### Requirement
Pick out all lines with the word "code" from the records that follow.

### Supplied data

******************************

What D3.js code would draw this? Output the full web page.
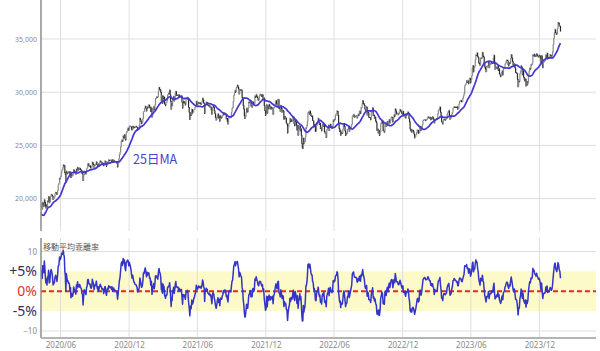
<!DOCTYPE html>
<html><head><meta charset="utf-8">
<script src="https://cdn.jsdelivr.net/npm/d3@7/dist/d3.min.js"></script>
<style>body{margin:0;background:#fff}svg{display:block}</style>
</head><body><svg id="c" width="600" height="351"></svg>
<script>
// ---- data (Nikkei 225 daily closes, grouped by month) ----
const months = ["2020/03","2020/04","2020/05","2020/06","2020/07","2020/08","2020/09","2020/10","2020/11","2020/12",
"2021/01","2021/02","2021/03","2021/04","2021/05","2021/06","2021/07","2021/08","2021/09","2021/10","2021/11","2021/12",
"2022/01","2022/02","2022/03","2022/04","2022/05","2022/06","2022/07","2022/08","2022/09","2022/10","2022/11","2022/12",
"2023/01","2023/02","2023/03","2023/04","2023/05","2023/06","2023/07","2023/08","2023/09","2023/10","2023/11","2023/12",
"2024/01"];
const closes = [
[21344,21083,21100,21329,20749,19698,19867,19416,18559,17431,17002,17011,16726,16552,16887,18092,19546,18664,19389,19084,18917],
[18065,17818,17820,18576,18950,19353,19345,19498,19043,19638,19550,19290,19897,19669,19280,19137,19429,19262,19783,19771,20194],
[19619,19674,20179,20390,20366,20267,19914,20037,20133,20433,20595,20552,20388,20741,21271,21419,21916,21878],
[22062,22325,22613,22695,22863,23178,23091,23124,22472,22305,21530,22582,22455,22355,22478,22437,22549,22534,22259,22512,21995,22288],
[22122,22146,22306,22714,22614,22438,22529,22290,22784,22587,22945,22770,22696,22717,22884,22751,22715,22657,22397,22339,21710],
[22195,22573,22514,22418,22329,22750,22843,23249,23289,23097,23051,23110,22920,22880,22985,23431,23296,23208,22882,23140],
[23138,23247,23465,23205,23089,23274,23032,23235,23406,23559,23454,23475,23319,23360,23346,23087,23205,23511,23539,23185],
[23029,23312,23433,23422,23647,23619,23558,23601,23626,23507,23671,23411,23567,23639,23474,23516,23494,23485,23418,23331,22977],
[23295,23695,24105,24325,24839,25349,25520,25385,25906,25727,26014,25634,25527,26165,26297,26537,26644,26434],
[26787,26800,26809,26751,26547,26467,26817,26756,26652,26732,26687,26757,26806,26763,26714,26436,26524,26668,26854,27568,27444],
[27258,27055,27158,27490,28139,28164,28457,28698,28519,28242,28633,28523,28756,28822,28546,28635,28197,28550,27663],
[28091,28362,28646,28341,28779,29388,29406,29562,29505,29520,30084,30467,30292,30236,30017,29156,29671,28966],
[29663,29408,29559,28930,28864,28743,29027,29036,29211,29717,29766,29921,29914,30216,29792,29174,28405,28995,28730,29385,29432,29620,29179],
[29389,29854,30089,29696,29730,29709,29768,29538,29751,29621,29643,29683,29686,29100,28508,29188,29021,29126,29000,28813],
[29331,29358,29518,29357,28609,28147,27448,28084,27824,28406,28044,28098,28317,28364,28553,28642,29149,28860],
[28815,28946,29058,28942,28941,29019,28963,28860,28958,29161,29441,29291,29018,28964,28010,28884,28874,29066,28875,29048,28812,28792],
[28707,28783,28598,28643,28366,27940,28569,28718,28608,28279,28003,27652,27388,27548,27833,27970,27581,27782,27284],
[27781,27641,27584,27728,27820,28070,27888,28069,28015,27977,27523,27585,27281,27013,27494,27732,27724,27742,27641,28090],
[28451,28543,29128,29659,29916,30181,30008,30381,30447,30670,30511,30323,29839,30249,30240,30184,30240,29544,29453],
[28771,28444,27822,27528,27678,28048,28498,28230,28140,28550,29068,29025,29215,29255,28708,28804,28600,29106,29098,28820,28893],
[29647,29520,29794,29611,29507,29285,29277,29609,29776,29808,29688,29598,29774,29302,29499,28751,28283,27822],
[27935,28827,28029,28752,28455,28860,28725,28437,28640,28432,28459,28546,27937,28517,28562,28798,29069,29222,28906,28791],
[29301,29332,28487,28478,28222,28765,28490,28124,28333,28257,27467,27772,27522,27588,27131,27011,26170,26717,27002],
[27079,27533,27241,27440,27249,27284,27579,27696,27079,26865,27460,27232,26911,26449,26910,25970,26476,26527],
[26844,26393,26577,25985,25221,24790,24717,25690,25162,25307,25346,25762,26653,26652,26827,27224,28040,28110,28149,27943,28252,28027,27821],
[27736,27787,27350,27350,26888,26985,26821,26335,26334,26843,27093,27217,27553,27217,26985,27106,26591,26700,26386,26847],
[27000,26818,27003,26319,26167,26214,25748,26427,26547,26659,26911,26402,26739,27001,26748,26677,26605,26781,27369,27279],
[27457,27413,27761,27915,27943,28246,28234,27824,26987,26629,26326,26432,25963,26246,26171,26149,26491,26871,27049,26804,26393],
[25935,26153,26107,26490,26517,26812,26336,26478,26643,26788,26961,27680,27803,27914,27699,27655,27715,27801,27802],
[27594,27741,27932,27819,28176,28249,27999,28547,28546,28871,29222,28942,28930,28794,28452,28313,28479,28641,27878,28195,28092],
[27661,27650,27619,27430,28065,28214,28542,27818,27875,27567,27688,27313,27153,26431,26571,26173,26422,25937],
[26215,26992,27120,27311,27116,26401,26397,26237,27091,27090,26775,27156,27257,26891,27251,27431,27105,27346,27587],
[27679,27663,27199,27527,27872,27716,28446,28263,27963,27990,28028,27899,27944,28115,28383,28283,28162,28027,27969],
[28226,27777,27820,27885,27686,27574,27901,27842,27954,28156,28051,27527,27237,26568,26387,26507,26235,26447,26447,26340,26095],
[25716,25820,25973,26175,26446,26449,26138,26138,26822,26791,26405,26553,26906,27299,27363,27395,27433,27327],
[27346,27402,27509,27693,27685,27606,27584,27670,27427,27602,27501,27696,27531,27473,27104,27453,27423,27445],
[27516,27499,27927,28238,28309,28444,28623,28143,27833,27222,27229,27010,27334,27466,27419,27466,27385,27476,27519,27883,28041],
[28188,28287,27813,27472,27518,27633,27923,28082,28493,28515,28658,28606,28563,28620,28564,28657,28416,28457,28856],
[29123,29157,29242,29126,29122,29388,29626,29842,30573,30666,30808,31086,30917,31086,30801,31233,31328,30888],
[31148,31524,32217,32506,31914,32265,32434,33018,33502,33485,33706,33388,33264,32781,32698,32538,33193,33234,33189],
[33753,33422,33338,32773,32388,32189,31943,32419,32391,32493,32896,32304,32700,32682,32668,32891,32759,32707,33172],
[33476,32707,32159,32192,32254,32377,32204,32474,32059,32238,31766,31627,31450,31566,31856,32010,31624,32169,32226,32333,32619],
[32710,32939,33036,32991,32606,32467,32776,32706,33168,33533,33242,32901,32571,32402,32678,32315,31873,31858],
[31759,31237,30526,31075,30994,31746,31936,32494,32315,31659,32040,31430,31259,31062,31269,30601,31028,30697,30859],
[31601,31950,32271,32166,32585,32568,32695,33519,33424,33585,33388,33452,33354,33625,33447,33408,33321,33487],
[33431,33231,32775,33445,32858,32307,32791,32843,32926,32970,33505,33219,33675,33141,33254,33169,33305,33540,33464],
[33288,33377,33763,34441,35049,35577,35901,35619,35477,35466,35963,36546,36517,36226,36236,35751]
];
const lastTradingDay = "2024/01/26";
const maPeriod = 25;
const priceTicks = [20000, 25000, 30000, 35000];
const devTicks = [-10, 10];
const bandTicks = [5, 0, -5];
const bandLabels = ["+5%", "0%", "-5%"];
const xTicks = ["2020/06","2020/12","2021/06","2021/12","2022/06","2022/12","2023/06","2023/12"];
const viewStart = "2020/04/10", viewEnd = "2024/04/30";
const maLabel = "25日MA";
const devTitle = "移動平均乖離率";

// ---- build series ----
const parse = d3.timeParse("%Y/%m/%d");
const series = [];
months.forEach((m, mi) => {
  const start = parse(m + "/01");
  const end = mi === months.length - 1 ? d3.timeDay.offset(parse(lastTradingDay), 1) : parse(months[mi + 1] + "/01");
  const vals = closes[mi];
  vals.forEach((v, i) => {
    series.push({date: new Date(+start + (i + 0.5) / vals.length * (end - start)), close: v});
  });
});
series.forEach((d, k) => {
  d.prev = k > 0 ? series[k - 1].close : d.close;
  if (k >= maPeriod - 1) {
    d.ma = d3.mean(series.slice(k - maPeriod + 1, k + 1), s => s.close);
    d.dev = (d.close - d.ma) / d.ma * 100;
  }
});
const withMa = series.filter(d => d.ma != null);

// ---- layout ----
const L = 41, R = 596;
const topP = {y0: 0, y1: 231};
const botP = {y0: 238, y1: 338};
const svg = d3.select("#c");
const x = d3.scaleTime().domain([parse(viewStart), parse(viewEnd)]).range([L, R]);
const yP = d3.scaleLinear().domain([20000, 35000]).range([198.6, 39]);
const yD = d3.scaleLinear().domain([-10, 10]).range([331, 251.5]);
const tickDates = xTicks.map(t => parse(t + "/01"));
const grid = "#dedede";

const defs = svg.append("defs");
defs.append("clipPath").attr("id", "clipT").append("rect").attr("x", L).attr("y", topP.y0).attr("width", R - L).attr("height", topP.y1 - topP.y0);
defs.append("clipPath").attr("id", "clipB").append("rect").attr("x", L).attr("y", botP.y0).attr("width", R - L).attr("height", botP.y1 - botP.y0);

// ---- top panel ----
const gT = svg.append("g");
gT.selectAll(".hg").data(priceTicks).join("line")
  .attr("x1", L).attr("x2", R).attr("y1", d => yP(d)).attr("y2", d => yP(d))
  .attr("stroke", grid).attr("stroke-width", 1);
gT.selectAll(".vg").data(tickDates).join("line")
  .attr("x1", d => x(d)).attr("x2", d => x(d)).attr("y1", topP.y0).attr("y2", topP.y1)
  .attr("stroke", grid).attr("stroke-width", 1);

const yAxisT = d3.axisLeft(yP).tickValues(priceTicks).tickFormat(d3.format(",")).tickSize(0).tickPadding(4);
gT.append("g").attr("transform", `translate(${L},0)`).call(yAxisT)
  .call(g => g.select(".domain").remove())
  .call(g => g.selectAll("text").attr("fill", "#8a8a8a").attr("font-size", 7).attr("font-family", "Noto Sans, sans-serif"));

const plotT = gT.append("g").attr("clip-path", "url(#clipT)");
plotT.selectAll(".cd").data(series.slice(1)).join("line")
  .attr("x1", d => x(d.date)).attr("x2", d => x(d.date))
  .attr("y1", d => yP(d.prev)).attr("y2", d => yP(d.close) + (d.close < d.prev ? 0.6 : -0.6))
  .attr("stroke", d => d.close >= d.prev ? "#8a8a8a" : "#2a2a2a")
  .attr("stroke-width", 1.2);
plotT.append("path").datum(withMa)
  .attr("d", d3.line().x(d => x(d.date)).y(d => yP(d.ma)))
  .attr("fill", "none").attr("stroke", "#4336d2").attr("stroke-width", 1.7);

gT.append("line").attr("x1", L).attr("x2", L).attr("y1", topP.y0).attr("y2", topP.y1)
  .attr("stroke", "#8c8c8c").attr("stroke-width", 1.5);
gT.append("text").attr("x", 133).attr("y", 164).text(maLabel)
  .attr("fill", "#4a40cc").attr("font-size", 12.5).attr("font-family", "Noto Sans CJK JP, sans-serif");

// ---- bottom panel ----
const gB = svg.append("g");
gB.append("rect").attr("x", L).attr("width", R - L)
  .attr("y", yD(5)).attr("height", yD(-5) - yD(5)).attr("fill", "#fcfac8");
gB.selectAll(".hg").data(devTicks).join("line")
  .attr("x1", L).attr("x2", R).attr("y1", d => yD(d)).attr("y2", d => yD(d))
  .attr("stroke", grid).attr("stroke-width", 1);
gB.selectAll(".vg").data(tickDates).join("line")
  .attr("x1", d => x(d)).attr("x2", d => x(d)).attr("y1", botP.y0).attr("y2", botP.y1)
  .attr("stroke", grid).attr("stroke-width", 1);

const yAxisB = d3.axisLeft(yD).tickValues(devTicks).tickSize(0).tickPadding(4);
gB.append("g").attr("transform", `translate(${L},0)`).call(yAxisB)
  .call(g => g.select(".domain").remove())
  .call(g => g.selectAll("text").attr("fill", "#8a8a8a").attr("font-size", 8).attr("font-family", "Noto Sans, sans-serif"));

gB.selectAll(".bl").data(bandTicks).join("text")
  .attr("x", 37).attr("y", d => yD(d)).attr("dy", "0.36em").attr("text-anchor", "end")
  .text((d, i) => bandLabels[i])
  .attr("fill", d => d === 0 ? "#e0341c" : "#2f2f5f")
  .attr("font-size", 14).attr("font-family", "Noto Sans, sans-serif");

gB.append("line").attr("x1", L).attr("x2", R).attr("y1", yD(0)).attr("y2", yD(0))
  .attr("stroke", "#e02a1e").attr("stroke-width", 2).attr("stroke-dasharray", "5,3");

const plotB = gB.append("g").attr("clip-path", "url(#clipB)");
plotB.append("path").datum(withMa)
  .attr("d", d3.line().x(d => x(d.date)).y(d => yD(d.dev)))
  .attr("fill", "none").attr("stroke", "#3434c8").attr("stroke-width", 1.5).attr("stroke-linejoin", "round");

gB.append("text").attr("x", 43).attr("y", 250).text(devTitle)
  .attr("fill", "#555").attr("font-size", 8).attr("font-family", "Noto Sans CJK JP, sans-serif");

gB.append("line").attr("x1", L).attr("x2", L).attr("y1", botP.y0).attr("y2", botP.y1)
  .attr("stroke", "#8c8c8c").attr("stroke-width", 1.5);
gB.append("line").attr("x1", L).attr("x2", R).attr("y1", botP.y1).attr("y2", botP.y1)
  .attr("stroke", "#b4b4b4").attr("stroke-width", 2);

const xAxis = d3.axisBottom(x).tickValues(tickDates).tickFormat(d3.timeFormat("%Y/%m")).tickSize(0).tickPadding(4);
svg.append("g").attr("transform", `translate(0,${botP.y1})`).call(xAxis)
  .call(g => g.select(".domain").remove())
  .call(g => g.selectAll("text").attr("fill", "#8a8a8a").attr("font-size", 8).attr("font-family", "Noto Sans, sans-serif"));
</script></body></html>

******************************

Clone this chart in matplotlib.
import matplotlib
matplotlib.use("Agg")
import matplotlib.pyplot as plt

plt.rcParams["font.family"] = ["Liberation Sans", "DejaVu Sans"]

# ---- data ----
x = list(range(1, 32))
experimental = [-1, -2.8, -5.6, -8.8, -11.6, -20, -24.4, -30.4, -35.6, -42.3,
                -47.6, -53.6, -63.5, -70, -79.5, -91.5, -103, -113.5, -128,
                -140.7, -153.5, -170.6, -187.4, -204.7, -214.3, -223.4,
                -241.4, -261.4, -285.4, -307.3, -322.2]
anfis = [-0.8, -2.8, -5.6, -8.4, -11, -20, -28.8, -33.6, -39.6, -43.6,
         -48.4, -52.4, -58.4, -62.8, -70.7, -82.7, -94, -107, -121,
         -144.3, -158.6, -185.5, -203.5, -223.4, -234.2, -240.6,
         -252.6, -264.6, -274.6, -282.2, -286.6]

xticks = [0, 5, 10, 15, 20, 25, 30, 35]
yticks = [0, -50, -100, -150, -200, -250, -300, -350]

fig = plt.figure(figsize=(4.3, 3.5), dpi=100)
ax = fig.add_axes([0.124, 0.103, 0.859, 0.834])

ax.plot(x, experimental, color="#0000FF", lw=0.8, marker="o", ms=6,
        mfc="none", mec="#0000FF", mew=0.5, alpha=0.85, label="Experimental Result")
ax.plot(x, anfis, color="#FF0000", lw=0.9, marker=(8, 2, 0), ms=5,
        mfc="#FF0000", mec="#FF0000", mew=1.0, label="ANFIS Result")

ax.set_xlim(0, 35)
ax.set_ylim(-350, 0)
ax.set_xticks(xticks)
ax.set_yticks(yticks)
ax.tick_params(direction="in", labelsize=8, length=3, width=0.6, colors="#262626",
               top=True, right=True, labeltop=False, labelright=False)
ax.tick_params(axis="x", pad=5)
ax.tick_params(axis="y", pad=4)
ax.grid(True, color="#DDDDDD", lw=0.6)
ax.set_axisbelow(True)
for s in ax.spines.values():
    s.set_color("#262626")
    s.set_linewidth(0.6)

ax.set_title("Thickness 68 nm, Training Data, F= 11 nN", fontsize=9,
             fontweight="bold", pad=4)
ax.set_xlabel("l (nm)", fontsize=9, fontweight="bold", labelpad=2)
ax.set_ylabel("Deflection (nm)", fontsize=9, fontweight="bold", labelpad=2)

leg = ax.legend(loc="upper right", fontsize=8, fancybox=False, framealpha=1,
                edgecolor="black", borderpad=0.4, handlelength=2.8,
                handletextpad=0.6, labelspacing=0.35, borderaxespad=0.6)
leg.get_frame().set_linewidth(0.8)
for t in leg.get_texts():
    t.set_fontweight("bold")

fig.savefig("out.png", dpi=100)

******************************

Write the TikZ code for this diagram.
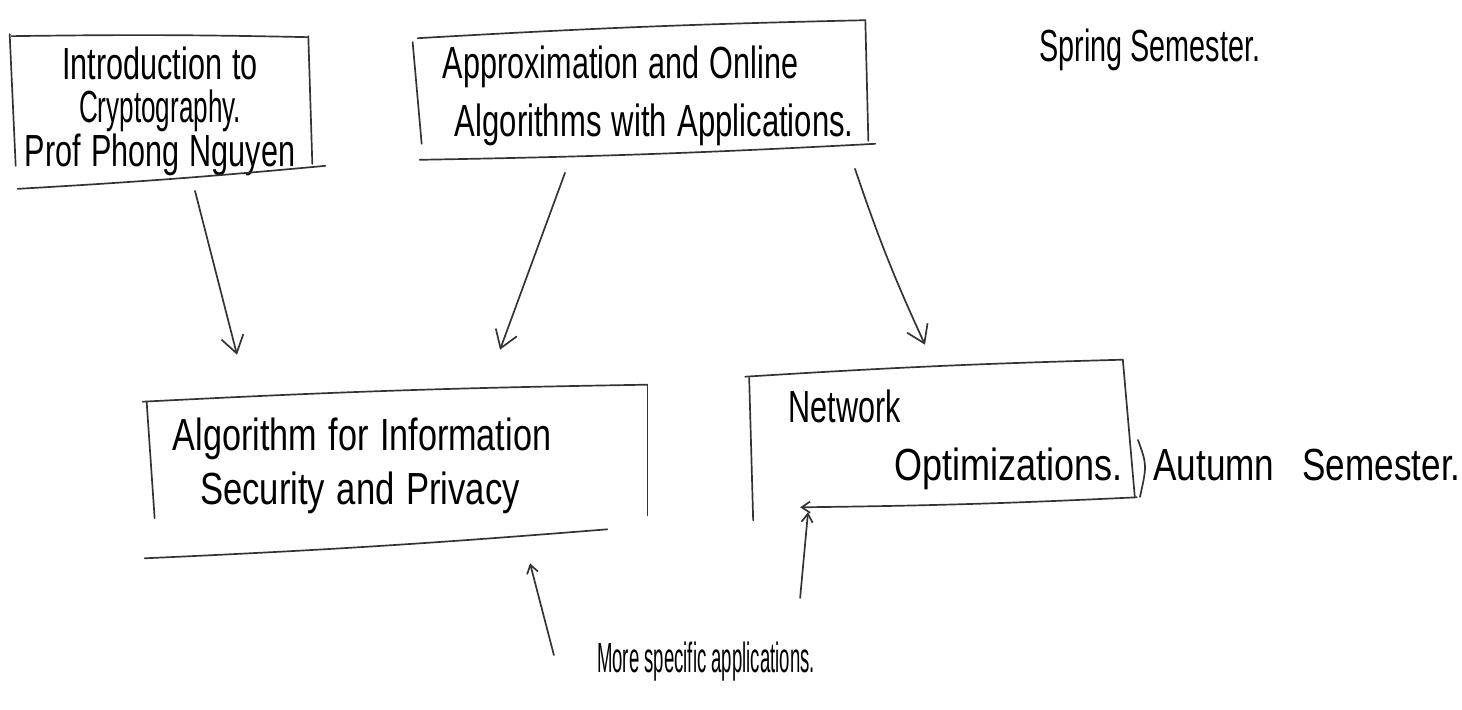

******************************

### Expected answer
What D3.js code would draw this? Output the full web page.
Write the TikZ code for this diagram.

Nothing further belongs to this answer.